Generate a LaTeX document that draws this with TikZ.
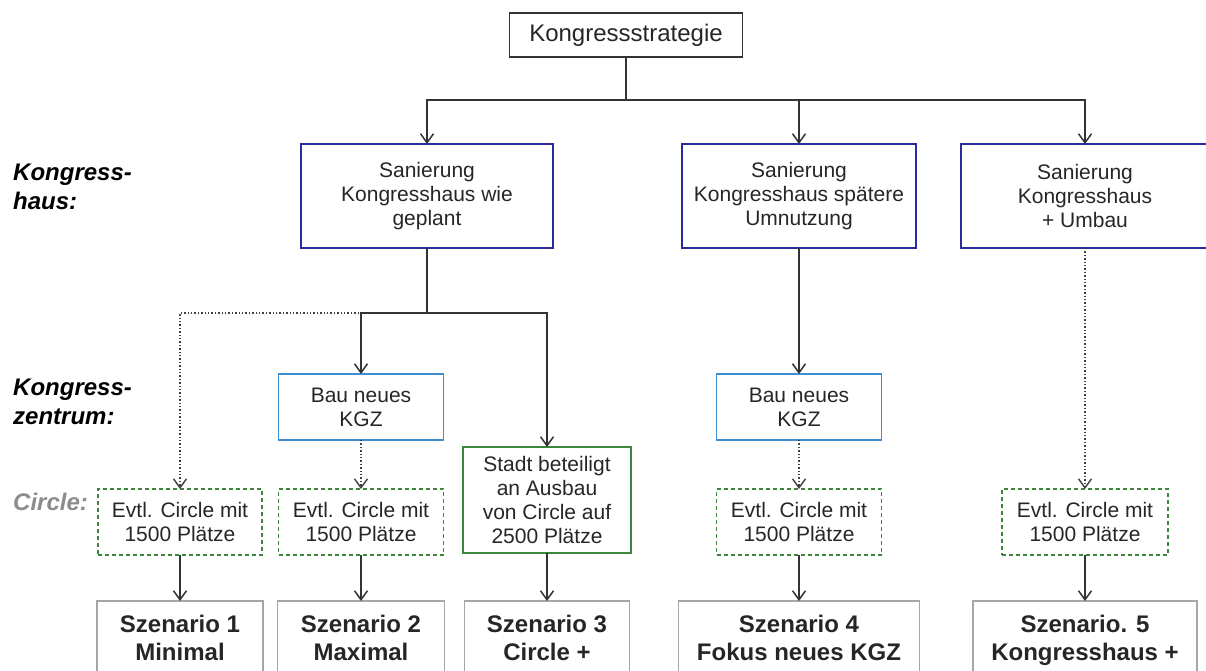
\documentclass[tikz,border=0pt]{standalone}
\usepackage{fontspec}
\setmainfont{Liberation Sans}
\usetikzlibrary{arrows.meta}
\definecolor{colorhaus}{HTML}{2B2B9E}
\definecolor{colorkgz}{HTML}{3F8ED2}
\definecolor{colorcircle}{HTML}{3C873C}
\definecolor{colorline}{HTML}{333333}

\begin{document}
\begin{tikzpicture}[x=1pt, y=-1pt,
    >={Straight Barb[length=9pt,width=13pt]},
    box/.style={draw, line width=1.5pt, align=center, inner sep=0pt, outer sep=0pt,
        text=black!85, font=\fontsize{21}{24}\selectfont},
    haus/.style={box, draw=colorhaus, minimum height=104pt},
    kgz/.style={box, draw=colorkgz, minimum width=165pt, minimum height=66pt},
    evtl/.style={box, draw=colorcircle, dash pattern=on 4pt off 3pt, minimum width=165pt, minimum height=66pt},
    szen/.style={box, draw=black!35, minimum height=80pt, font=\fontsize{24}{28}\selectfont\bfseries},
    ebene/.style={anchor=west, align=left, inner sep=0pt, font=\fontsize{24}{29}\selectfont\bfseries\itshape},
    pfeil/.style={->, colorline, line width=1.5pt},
    option/.style={->, black!75, line width=1.4pt, dotted}]
    \useasboundingbox (0,0) rectangle (1206,671);
    \clip (0,0) rectangle (1206,671);

    \node[box, draw=colorline, minimum width=233pt, minimum height=44pt,
        font=\fontsize{24}{28}\selectfont] (strategie) at (626,35) {Kongressstrategie};

    \node[ebene] (lhaus) at (13,187) {Kongress-\\haus:};
    \node[ebene] (lkgz) at (13,402) {Kongress-\\zentrum:};
    \node[ebene, text=black!45] (lcircle) at (13,502) {Circle:};

    \node[haus, minimum width=252pt] (san1) at (427,196) {Sanierung\\Kongresshaus wie\\geplant};
    \node[haus, minimum width=234pt] (san2) at (799,196) {Sanierung\\Kongresshaus spätere\\Umnutzung};
    \node[haus, minimum width=248pt] (san3) at (1085,196) {Sanierung\\Kongresshaus\\+ Umbau};

    \node[kgz] (bau1) at (361,407) {Bau neues\\KGZ};
    \node[kgz] (bau2) at (799,407) {Bau neues\\KGZ};

    \node[evtl, minimum width=164pt] (evtl1) at (180,522) {Evtl. Circle mit\\1500 Plätze};
    \node[evtl] (evtl2) at (361,522) {Evtl. Circle mit\\1500 Plätze};
    \node[box, draw=colorcircle, minimum width=168pt, minimum height=106pt] (stadt) at (547,500)
        {Stadt beteiligt\\an Ausbau\\von Circle auf\\2500 Plätze};
    \node[evtl] (evtl3) at (799,522) {Evtl. Circle mit\\1500 Plätze};
    \node[evtl, minimum width=166pt] (evtl4) at (1085,522) {Evtl. Circle mit\\1500 Plätze};

    \node[szen, minimum width=166pt] (sz1) at (180,641) {Szenario 1\strut\\Minimal\strut};
    \node[szen, minimum width=167pt] (sz2) at (361,641) {Szenario 2\strut\\Maximal\strut};
    \node[szen, minimum width=165pt] (sz3) at (547,641) {Szenario 3\strut\\Circle +\strut};
    \node[szen, minimum width=241pt] (sz4) at (799,641) {Szenario 4\strut\\Fokus neues KGZ\strut};
    \node[szen, minimum width=224pt] (sz5) at (1085,641) {Szenario. 5\strut\\Kongresshaus +\strut};

    \coordinate (verteiler) at (626,100);
    \coordinate (gabel) at (427,313);

    \draw[colorline, line width=1.5pt] (strategie) -- (verteiler);
    \draw[pfeil] (verteiler) -| (san1);
    \draw[pfeil] (verteiler) -| (san2);
    \draw[pfeil] (verteiler) -| (san3);

    \draw[option] (gabel) -| (evtl1);
    \draw[colorline, line width=1.5pt] (san1) -- (gabel);
    \draw[pfeil] (gabel) -| (bau1);
    \draw[pfeil] (gabel) -| (stadt);
    \draw[pfeil] (san2) -- (bau2);
    \draw[option] (san3) -- (evtl4);
    \draw[option] (bau1) -- (evtl2);
    \draw[option] (bau2) -- (evtl3);

    \draw[pfeil] (evtl1) -- (sz1);
    \draw[pfeil] (evtl2) -- (sz2);
    \draw[pfeil] (stadt) -- (sz3);
    \draw[pfeil] (evtl3) -- (sz4);
    \draw[pfeil] (evtl4) -- (sz5);
\end{tikzpicture}
\end{document}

::::

■ **TASK TO COMPLETE**
Return the material exactly as given, apart from the pictures.

■ **RESULT**
Generate a LaTeX document that draws this with TikZ.
\documentclass[tikz,border=0pt]{standalone}
\usepackage{fontspec}
\setmainfont{Liberation Sans}
\usetikzlibrary{arrows.meta}
\definecolor{colorhaus}{HTML}{2B2B9E}
\definecolor{colorkgz}{HTML}{3F8ED2}
\definecolor{colorcircle}{HTML}{3C873C}
\definecolor{colorline}{HTML}{333333}

\begin{document}
\begin{tikzpicture}[x=1pt, y=-1pt,
    >={Straight Barb[length=9pt,width=13pt]},
    box/.style={draw, line width=1.5pt, align=center, inner sep=0pt, outer sep=0pt,
        text=black!85, font=\fontsize{21}{24}\selectfont},
    haus/.style={box, draw=colorhaus, minimum height=104pt},
    kgz/.style={box, draw=colorkgz, minimum width=165pt, minimum height=66pt},
    evtl/.style={box, draw=colorcircle, dash pattern=on 4pt off 3pt, minimum width=165pt, minimum height=66pt},
    szen/.style={box, draw=black!35, minimum height=80pt, font=\fontsize{24}{28}\selectfont\bfseries},
    ebene/.style={anchor=west, align=left, inner sep=0pt, font=\fontsize{24}{29}\selectfont\bfseries\itshape},
    pfeil/.style={->, colorline, line width=1.5pt},
    option/.style={->, black!75, line width=1.4pt, dotted}]
    \useasboundingbox (0,0) rectangle (1206,671);
    \clip (0,0) rectangle (1206,671);

    \node[box, draw=colorline, minimum width=233pt, minimum height=44pt,
        font=\fontsize{24}{28}\selectfont] (strategie) at (626,35) {Kongressstrategie};

    \node[ebene] (lhaus) at (13,187) {Kongress-\\haus:};
    \node[ebene] (lkgz) at (13,402) {Kongress-\\zentrum:};
    \node[ebene, text=black!45] (lcircle) at (13,502) {Circle:};

    \node[haus, minimum width=252pt] (san1) at (427,196) {Sanierung\\Kongresshaus wie\\geplant};
    \node[haus, minimum width=234pt] (san2) at (799,196) {Sanierung\\Kongresshaus spätere\\Umnutzung};
    \node[haus, minimum width=248pt] (san3) at (1085,196) {Sanierung\\Kongresshaus\\+ Umbau};

    \node[kgz] (bau1) at (361,407) {Bau neues\\KGZ};
    \node[kgz] (bau2) at (799,407) {Bau neues\\KGZ};

    \node[evtl, minimum width=164pt] (evtl1) at (180,522) {Evtl. Circle mit\\1500 Plätze};
    \node[evtl] (evtl2) at (361,522) {Evtl. Circle mit\\1500 Plätze};
    \node[box, draw=colorcircle, minimum width=168pt, minimum height=106pt] (stadt) at (547,500)
        {Stadt beteiligt\\an Ausbau\\von Circle auf\\2500 Plätze};
    \node[evtl] (evtl3) at (799,522) {Evtl. Circle mit\\1500 Plätze};
    \node[evtl, minimum width=166pt] (evtl4) at (1085,522) {Evtl. Circle mit\\1500 Plätze};

    \node[szen, minimum width=166pt] (sz1) at (180,641) {Szenario 1\strut\\Minimal\strut};
    \node[szen, minimum width=167pt] (sz2) at (361,641) {Szenario 2\strut\\Maximal\strut};
    \node[szen, minimum width=165pt] (sz3) at (547,641) {Szenario 3\strut\\Circle +\strut};
    \node[szen, minimum width=241pt] (sz4) at (799,641) {Szenario 4\strut\\Fokus neues KGZ\strut};
    \node[szen, minimum width=224pt] (sz5) at (1085,641) {Szenario. 5\strut\\Kongresshaus +\strut};

    \coordinate (verteiler) at (626,100);
    \coordinate (gabel) at (427,313);

    \draw[colorline, line width=1.5pt] (strategie) -- (verteiler);
    \draw[pfeil] (verteiler) -| (san1);
    \draw[pfeil] (verteiler) -| (san2);
    \draw[pfeil] (verteiler) -| (san3);

    \draw[option] (gabel) -| (evtl1);
    \draw[colorline, line width=1.5pt] (san1) -- (gabel);
    \draw[pfeil] (gabel) -| (bau1);
    \draw[pfeil] (gabel) -| (stadt);
    \draw[pfeil] (san2) -- (bau2);
    \draw[option] (san3) -- (evtl4);
    \draw[option] (bau1) -- (evtl2);
    \draw[option] (bau2) -- (evtl3);

    \draw[pfeil] (evtl1) -- (sz1);
    \draw[pfeil] (evtl2) -- (sz2);
    \draw[pfeil] (stadt) -- (sz3);
    \draw[pfeil] (evtl3) -- (sz4);
    \draw[pfeil] (evtl4) -- (sz5);
\end{tikzpicture}
\end{document}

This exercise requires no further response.